» **Data shown**:
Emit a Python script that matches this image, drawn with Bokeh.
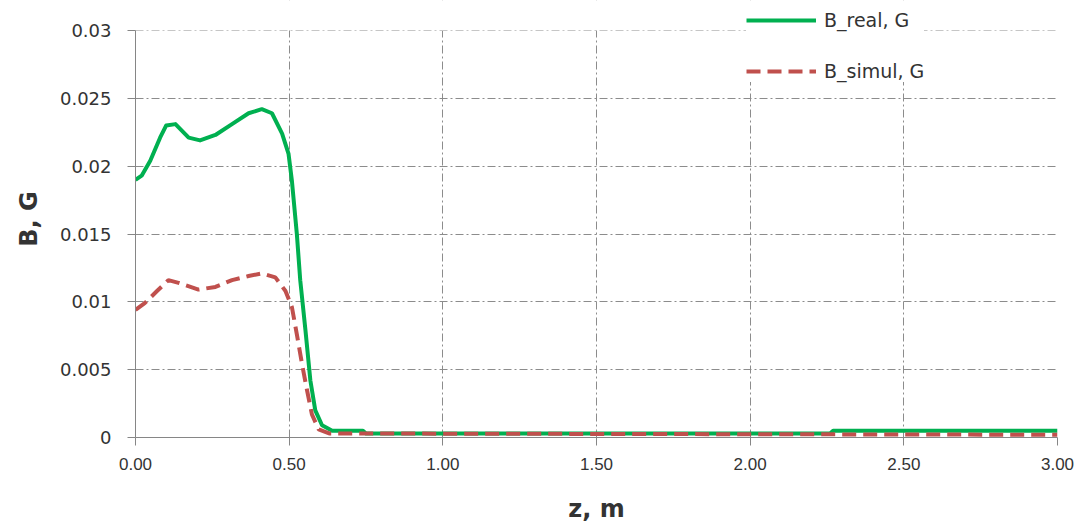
from bokeh.plotting import figure
from bokeh.models import (Range1d, FixedTicker, NumeralTickFormatter, CustomJSTickFormatter,
                          Legend, LegendItem, BoxAnnotation)
from bokeh.embed import file_html
from bokeh.resources import INLINE

# Axial magnetic field profile along z
z_real = [0.0, 0.02, 0.048, 0.08, 0.10, 0.13, 0.173, 0.21, 0.26, 0.314, 0.368, 0.411,
          0.444, 0.477, 0.498, 0.509, 0.525, 0.536, 0.553, 0.569, 0.585, 0.607, 0.64,
          0.74, 0.75, 2.26, 2.27, 3.0]
b_real = [0.0190, 0.0193, 0.0204, 0.0221, 0.0230, 0.0231, 0.0221, 0.0219, 0.0223, 0.0231,
          0.0239, 0.0242, 0.0239, 0.0224, 0.0209, 0.0189, 0.0150, 0.0116, 0.0079, 0.0042,
          0.0020, 0.0009, 0.0005, 0.0005, 0.0003, 0.0003, 0.0005, 0.0005]

z_simul = [0.0, 0.03, 0.07, 0.107, 0.14, 0.205, 0.26, 0.314, 0.368, 0.411, 0.455, 0.488,
           0.509, 0.525, 0.542, 0.558, 0.574, 0.596, 0.63, 3.0]
b_simul = [0.0094, 0.0099, 0.0108, 0.0116, 0.0114, 0.0109, 0.0111, 0.0116, 0.0119, 0.0121,
           0.0118, 0.0108, 0.0096, 0.0076, 0.0054, 0.0035, 0.0017, 0.0006, 0.0003, 0.0002]

x_ticks = [0.0, 0.5, 1.0, 1.5, 2.0, 2.5, 3.0]
y_ticks = [0.0, 0.005, 0.01, 0.015, 0.02, 0.025, 0.03]
Y_MAX = 0.03

TEXT = "#333333"
AXIS = "#868686"

# the frame reaches a little above Y_MAX so the legend can sit over the top edge
p = figure(width=1086, height=532, output_backend="svg", toolbar_location=None,
           x_range=Range1d(0, 3), y_range=Range1d(0, Y_MAX * 437 / 407),
           min_border_left=135, min_border_right=29, min_border_top=0, min_border_bottom=95)
p.outline_line_color = None
p.background_fill_color = "white"

# grid
for g in (p.xgrid, p.ygrid):
    g.grid_line_color = "#8c8c8c"
    g.grid_line_dash = "8 3 2 3"
    g.grid_line_width = 1

# blank strip above the top of the value axis
p.add_layout(BoxAnnotation(bottom=Y_MAX, fill_color="white", fill_alpha=1.0,
                           line_color=None, level="underlay"))

p.xaxis.ticker = FixedTicker(ticks=x_ticks)
p.yaxis.ticker = FixedTicker(ticks=y_ticks)
p.yaxis.bounds = (0, Y_MAX)
p.xaxis.formatter = NumeralTickFormatter(format="0.00")
p.yaxis.formatter = CustomJSTickFormatter(code="return String(parseFloat(tick.toFixed(4)));")

for ax in (p.xaxis, p.yaxis):
    ax.axis_line_color = AXIS
    ax.major_tick_line_color = AXIS
    ax.major_tick_out = 8
    ax.major_tick_in = 0
    ax.minor_tick_line_color = None
    ax.major_label_text_color = TEXT
    ax.axis_label_text_color = TEXT
    ax.axis_label_text_font = "DejaVu Sans"
    ax.axis_label_text_font_style = "bold"
    ax.axis_label_text_font_size = "24px"

p.xaxis.major_label_text_font = "Liberation Sans"
p.xaxis.major_label_text_font_size = "17px"
p.xaxis.major_label_standoff = 12
p.xaxis.axis_label = "z, m"
p.xaxis.axis_label_standoff = 22

p.yaxis.major_label_text_font = "DejaVu Sans"
p.yaxis.major_label_text_font_size = "18px"
p.yaxis.major_label_standoff = 16
p.yaxis.axis_label = "B, G"
p.yaxis.axis_label_standoff = 14

r_real = p.line(z_real, b_real, line_color="#00B050", line_width=4, line_join="round")
r_simul = p.line(z_simul, b_simul, line_color="#C0504D", line_width=4, line_dash="14 7")

legend = Legend(items=[LegendItem(label="B_real, G", renderers=[r_real]),
                       LegendItem(label="B_simul, G", renderers=[r_simul])],
                location=(611, 355), orientation="vertical")
legend.border_line_color = None
legend.background_fill_color = "white"
legend.background_fill_alpha = 1.0
legend.label_text_font = "DejaVu Sans"
legend.label_text_font_size = "19px"
legend.label_text_color = TEXT
legend.glyph_width = 70
legend.glyph_height = 20
legend.label_height = 20
legend.label_standoff = 8
legend.spacing = 29
legend.padding = 6
legend.margin = 0
p.add_layout(legend, "center")

open("out.html", "w").write(file_html(p, INLINE))
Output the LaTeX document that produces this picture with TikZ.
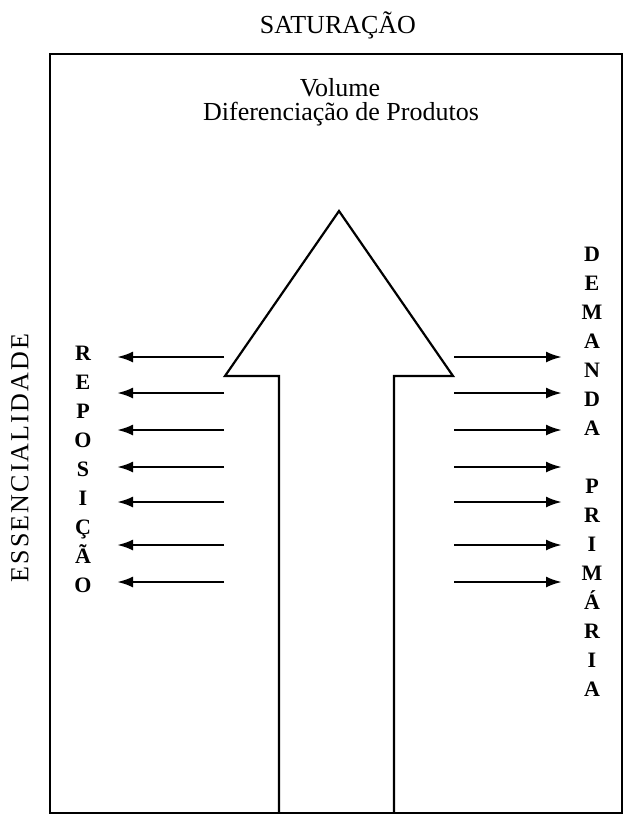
\documentclass[tikz,border=0pt]{standalone}
\usepackage{fontspec}
\setmainfont{Liberation Serif}
\usetikzlibrary{arrows.meta}

\tikzset{
  frame/.style={line width=2.2pt},
  bigarrow/.style={line width=2.2pt, line join=miter},
  flow/.style={line width=2.5pt, -{Latex[length=16pt,width=11pt]}},
  label/.style={font=\fontsize{26}{30}\selectfont, inner sep=0pt},
  column/.style={font=\fontsize{22}{29}\selectfont\bfseries, align=center, inner sep=0pt},
}

\begin{document}
\begin{tikzpicture}[x=1pt,y=-1pt]
	\useasboundingbox (0,0) rectangle (626,815);

	\node[label] (sat) at (338,25) {SATURAÇÃO};
	\draw[frame] (50,54) rectangle (622,813);
	\node[label] (vol) at (340,88) {Volume};
	\node[label] (dif) at (341,114) {Diferenciação de Produtos};

	% the big arrow in the middle
	\draw[bigarrow] (279,813) -- (279,376) -- (225,376) -- (339,211) -- (453,376) -- (394,376) -- (394,813);

	\node[label, rotate=90, font=\fontsize{26}{30}\selectfont\addfontfeatures{LetterSpace=8}] (ess) at (20,458) {ESSENCIALIDADE};

	\node[column] (rep) at (83,469) {R\\E\\P\\O\\S\\I\\Ç\\Ã\\O};
	\node[column] (dem) at (592,472) {D\\E\\M\\A\\N\\D\\A\\ \\P\\R\\I\\M\\Á\\R\\I\\A};

	% side arrows
	\foreach \y [count=\i] in {357,393,430,467,502,545,582} {
		\coordinate (lt\i) at (224,\y);
		\coordinate (lh\i) at (117,\y);
		\draw[flow] (lt\i) -- (lh\i);
		\coordinate (rt\i) at (454,\y);
		\coordinate (rh\i) at (562,\y);
		\draw[flow] (rt\i) -- (rh\i);
	}
\end{tikzpicture}
\end{document}
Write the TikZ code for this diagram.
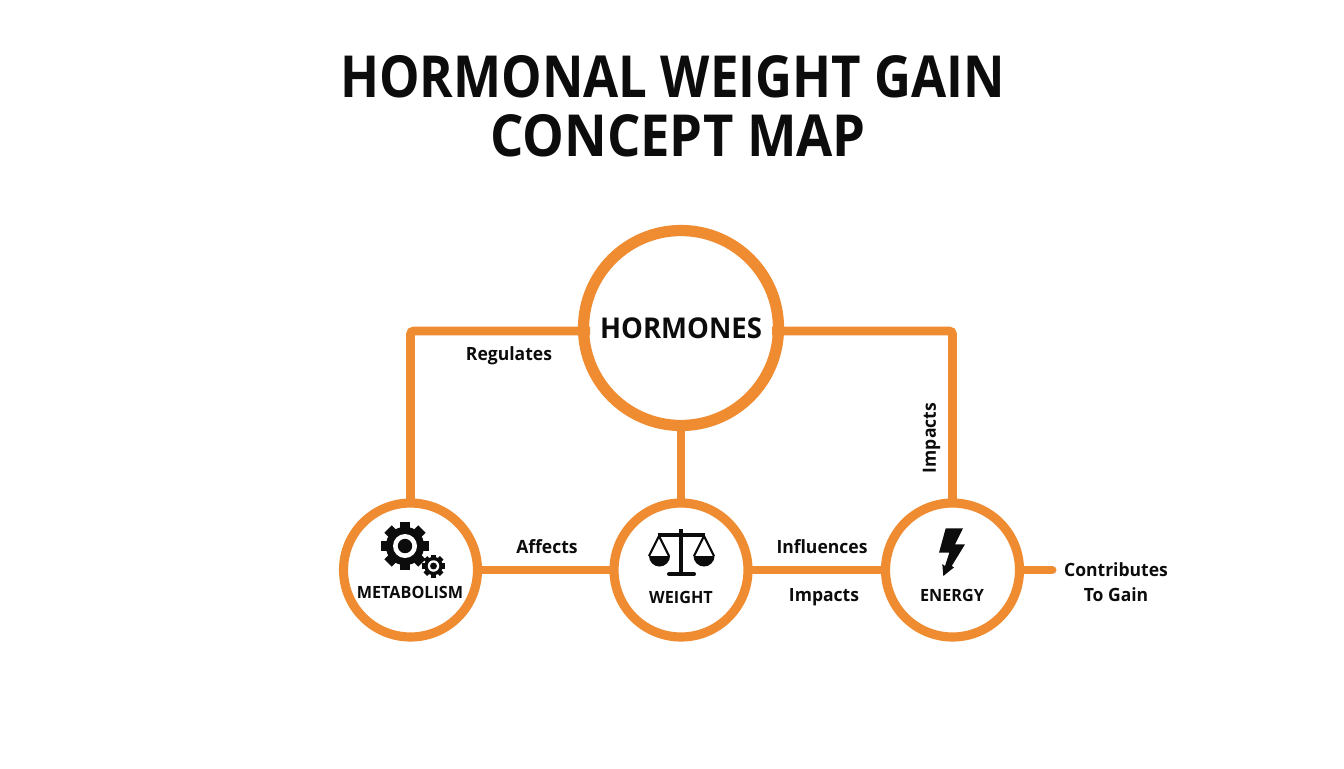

» **What you have to do**: Pick out each line containing "this" and report it.

» **Exercise response**:
Emit a Python script that matches this image, drawn with Bokeh.
Output the LaTeX document that produces this picture with TikZ.
Write the TikZ code for this diagram.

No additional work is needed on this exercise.